EXTRACTED ENTRIES

↓

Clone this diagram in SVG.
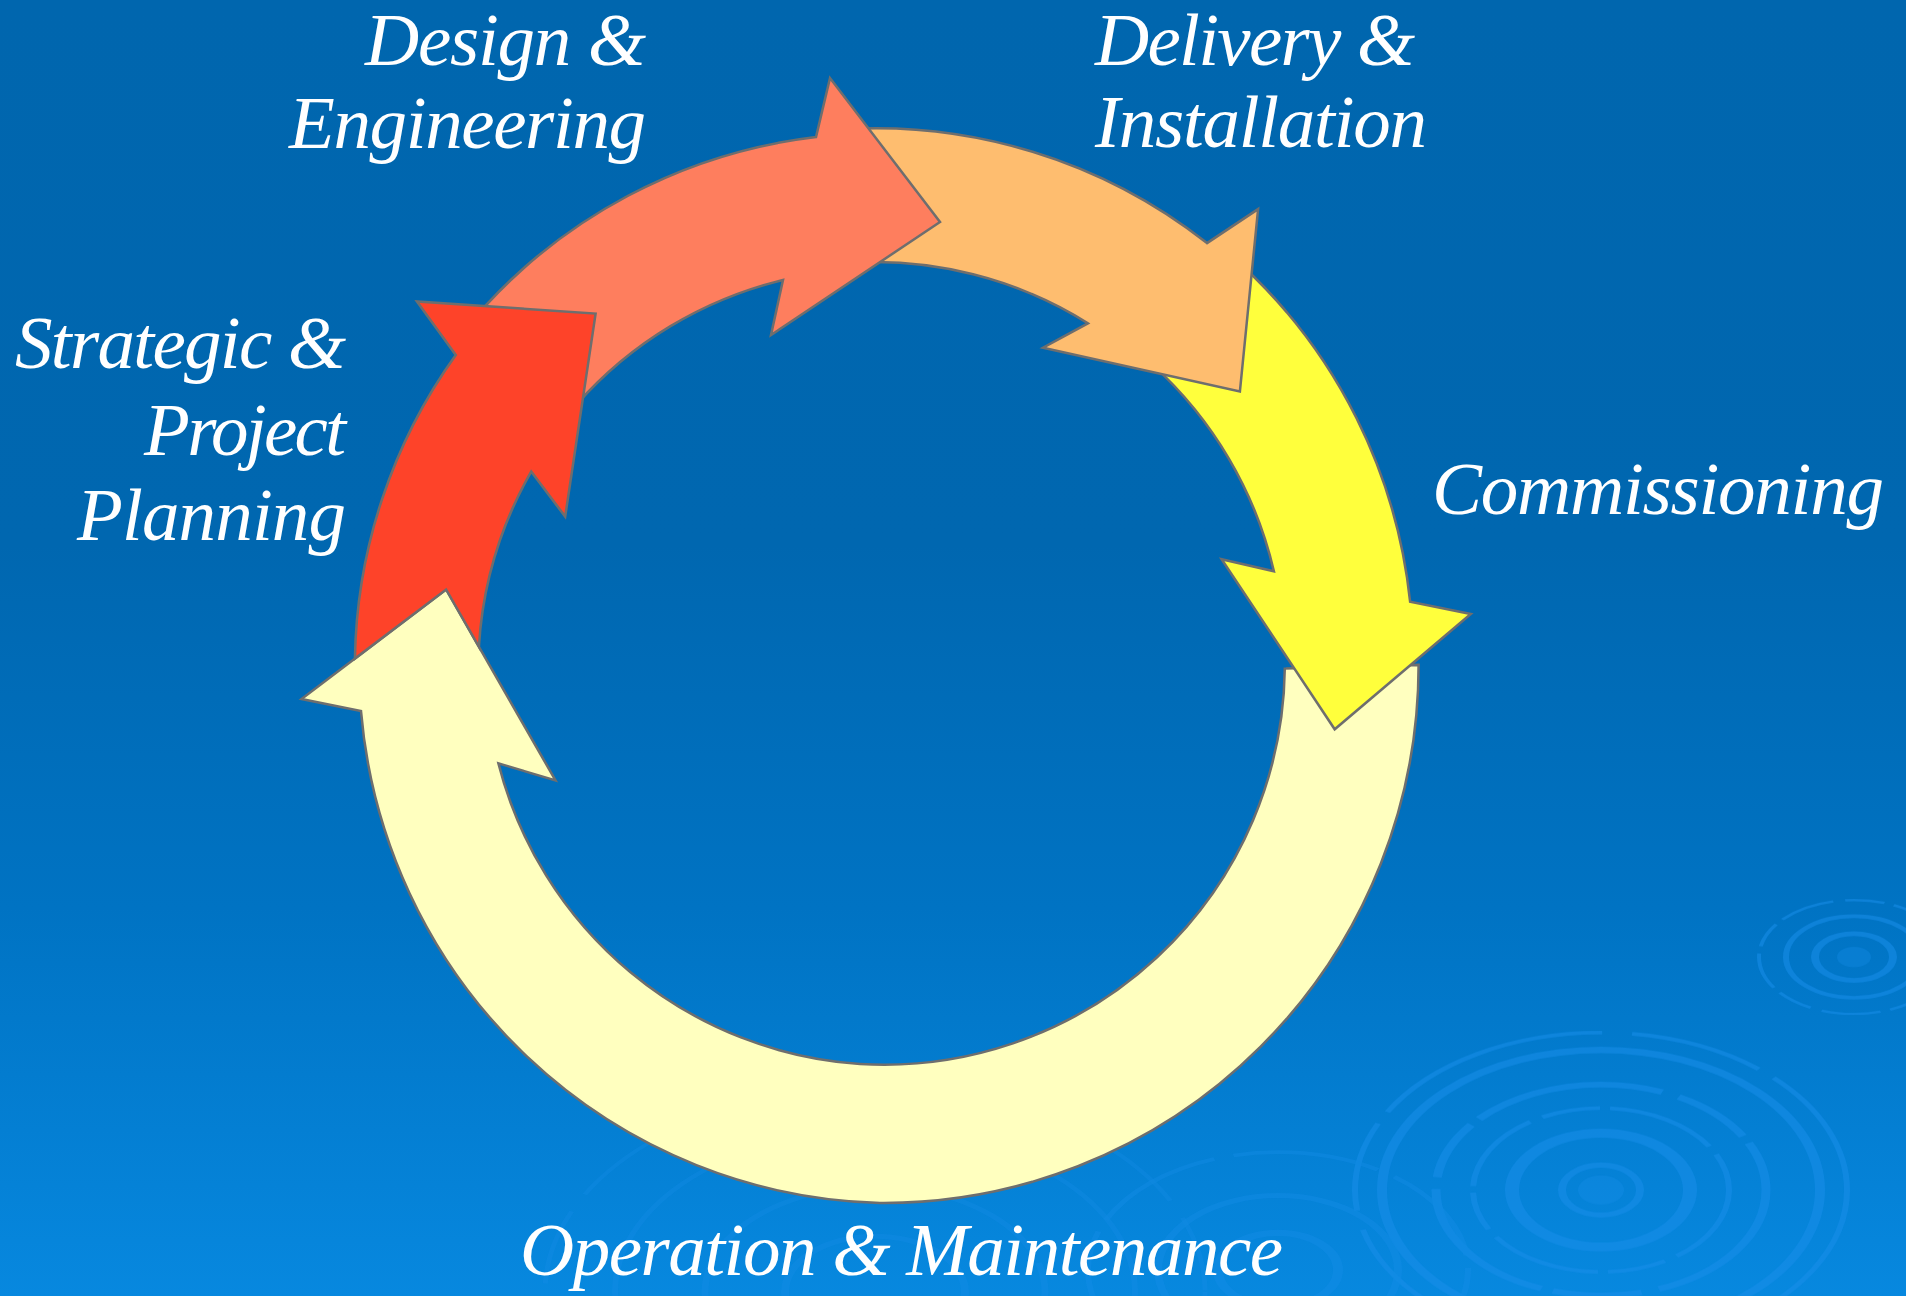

↑
↓

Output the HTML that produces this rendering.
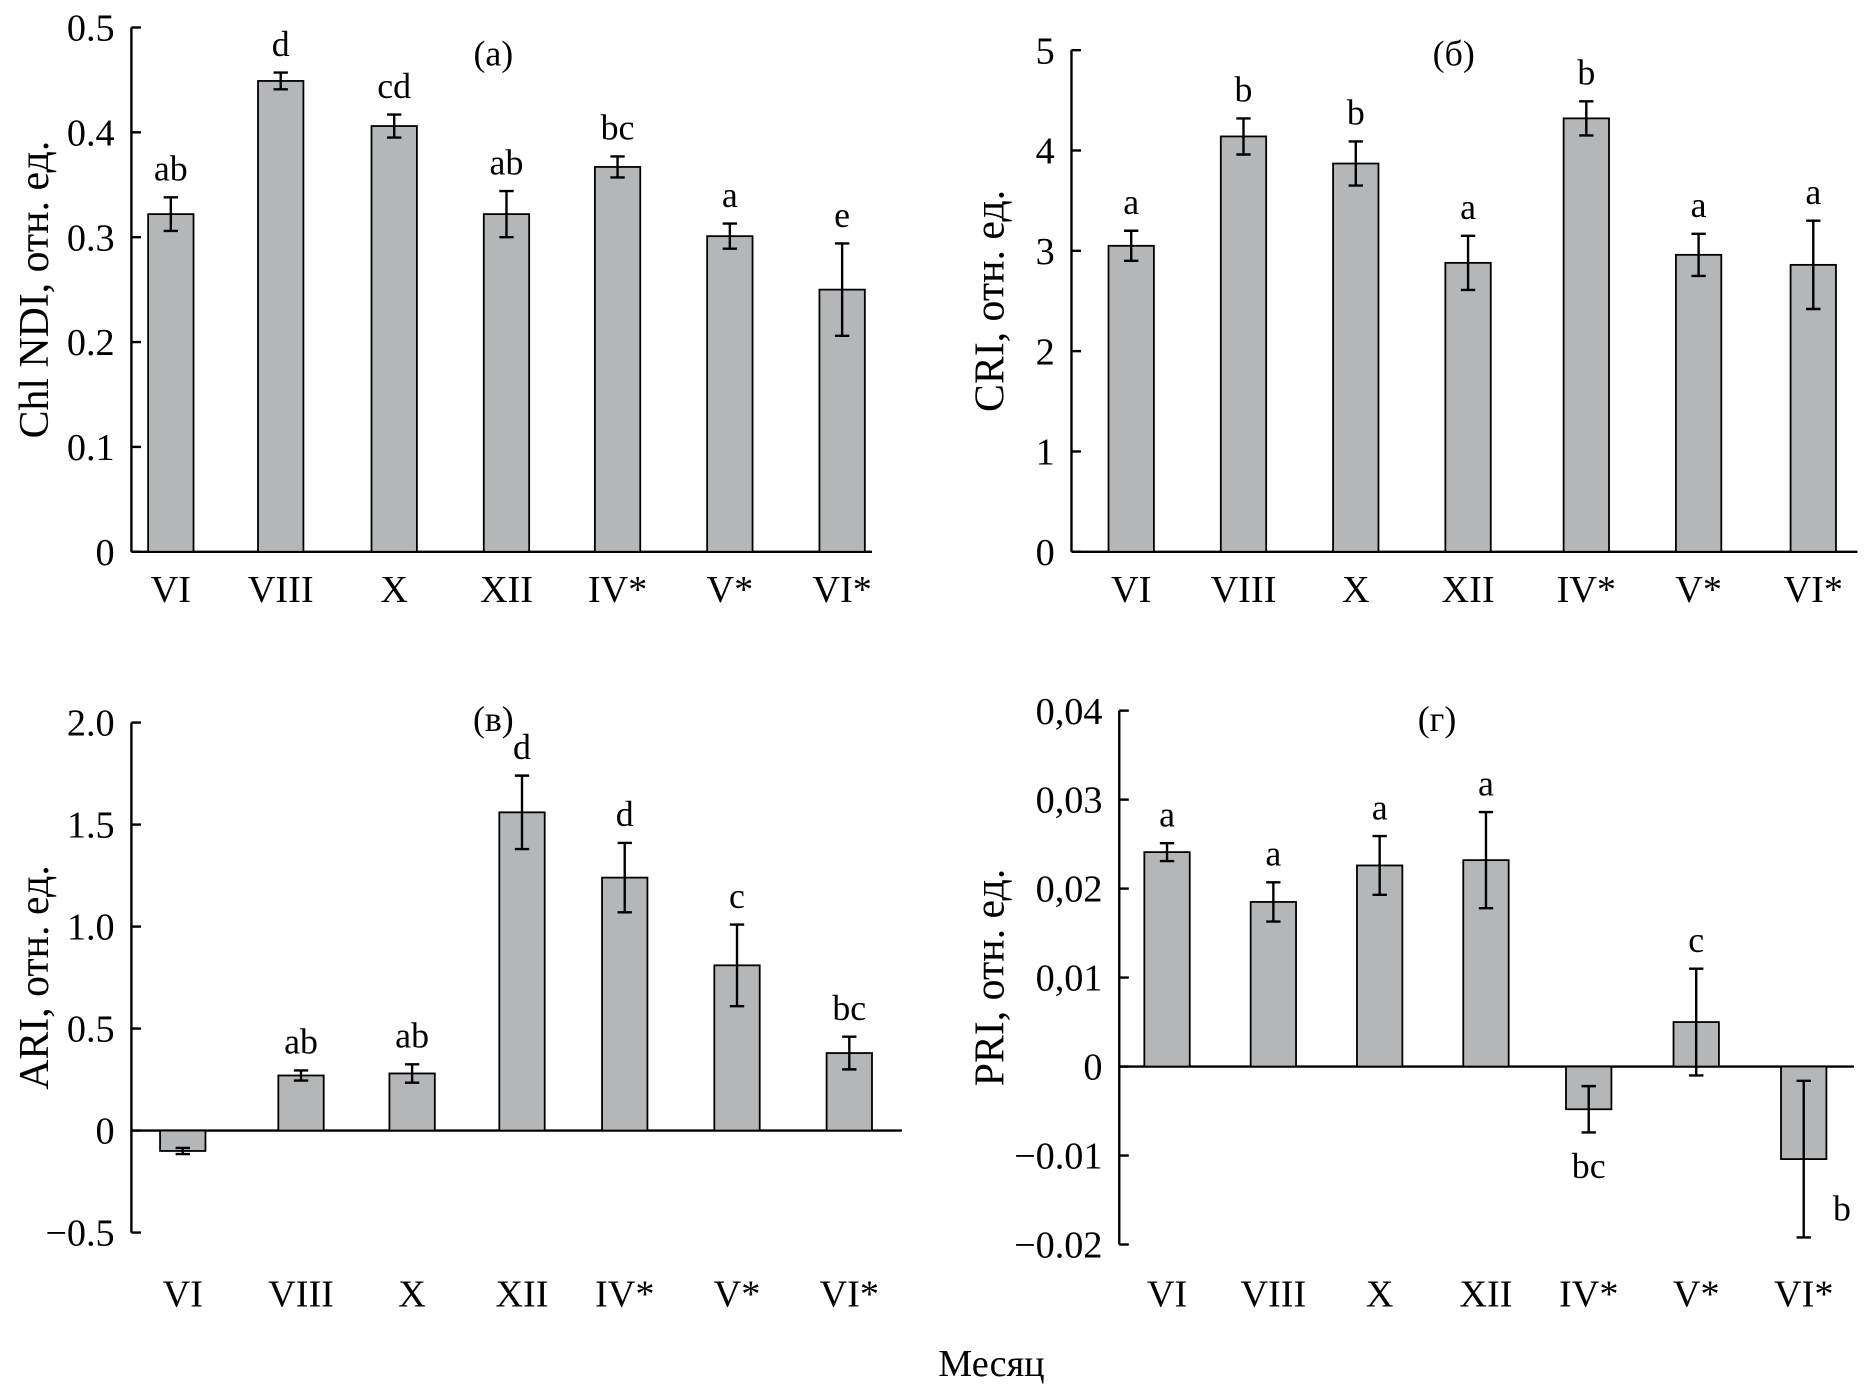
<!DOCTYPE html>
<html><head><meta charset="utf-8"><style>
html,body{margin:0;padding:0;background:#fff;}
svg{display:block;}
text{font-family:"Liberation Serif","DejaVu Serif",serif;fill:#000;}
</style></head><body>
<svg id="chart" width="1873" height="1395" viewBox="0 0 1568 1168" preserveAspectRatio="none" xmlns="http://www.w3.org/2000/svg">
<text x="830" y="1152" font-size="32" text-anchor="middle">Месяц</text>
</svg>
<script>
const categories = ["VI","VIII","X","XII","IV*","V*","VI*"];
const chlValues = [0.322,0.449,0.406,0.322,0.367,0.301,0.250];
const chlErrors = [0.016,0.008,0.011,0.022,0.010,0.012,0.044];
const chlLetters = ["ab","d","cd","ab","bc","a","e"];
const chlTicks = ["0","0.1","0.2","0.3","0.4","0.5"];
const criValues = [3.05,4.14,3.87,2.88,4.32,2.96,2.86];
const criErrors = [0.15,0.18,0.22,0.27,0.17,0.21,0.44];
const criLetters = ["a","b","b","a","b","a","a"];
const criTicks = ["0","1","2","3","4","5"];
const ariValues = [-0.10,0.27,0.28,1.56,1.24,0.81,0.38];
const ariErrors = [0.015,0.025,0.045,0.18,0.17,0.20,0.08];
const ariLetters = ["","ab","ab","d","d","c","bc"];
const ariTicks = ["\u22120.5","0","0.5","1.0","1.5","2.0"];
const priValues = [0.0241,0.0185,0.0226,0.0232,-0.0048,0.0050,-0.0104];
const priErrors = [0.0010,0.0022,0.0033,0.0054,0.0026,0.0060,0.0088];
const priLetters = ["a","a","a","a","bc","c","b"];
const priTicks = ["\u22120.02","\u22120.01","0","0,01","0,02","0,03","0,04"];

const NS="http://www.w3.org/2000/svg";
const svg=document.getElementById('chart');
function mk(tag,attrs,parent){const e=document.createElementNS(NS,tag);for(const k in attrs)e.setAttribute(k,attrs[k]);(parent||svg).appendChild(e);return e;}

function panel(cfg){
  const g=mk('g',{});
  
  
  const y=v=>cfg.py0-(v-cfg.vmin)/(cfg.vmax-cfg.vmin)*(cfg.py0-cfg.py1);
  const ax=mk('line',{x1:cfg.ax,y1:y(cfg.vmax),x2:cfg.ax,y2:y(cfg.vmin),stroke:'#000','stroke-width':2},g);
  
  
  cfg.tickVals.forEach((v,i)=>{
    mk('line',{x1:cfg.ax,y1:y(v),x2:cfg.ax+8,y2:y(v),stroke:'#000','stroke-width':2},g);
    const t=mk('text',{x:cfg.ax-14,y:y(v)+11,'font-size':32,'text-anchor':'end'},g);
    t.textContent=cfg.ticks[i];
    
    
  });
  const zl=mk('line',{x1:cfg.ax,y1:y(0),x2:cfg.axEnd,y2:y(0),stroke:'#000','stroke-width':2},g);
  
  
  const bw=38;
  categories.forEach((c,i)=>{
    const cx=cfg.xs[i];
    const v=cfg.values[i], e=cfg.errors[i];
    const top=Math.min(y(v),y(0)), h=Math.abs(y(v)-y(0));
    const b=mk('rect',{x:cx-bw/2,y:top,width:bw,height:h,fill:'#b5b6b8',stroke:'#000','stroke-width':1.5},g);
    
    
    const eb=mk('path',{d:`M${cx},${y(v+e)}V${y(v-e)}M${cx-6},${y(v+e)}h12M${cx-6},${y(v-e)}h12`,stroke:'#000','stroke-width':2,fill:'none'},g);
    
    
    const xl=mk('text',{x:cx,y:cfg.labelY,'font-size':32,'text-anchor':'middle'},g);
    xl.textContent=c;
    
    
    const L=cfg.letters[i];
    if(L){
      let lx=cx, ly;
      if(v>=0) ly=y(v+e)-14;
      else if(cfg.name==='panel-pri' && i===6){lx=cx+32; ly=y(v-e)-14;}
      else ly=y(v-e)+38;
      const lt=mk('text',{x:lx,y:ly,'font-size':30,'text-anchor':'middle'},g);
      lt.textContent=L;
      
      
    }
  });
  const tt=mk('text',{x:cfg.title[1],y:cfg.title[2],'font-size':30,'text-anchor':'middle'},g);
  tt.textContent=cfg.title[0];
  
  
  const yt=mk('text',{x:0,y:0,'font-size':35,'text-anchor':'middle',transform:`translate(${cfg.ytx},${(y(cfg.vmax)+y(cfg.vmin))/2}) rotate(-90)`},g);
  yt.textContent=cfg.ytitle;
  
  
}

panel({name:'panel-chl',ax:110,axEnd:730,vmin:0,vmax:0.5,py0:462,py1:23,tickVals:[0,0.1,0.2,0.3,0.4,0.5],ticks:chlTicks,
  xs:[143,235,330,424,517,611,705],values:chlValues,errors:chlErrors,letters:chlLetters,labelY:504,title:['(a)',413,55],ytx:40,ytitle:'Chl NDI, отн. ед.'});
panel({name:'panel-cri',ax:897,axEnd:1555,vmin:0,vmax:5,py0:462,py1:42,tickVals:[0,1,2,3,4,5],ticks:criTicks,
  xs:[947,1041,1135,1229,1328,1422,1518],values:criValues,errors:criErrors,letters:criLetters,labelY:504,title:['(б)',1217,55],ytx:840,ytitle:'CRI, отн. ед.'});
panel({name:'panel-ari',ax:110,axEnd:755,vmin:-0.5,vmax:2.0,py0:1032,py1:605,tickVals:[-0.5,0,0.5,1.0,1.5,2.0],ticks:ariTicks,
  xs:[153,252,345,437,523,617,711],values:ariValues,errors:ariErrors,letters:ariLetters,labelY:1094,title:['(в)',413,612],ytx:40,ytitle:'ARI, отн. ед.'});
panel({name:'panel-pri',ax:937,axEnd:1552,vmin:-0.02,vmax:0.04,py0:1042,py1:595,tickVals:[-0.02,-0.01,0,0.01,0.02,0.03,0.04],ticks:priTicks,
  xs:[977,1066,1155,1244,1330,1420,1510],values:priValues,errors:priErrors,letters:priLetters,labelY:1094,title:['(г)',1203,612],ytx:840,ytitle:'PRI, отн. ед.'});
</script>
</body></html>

↑

PROBLEM REQUIREMENTS
Across the material above, count every line holding "this" and write down only the number.

ANSWER IN FULL
2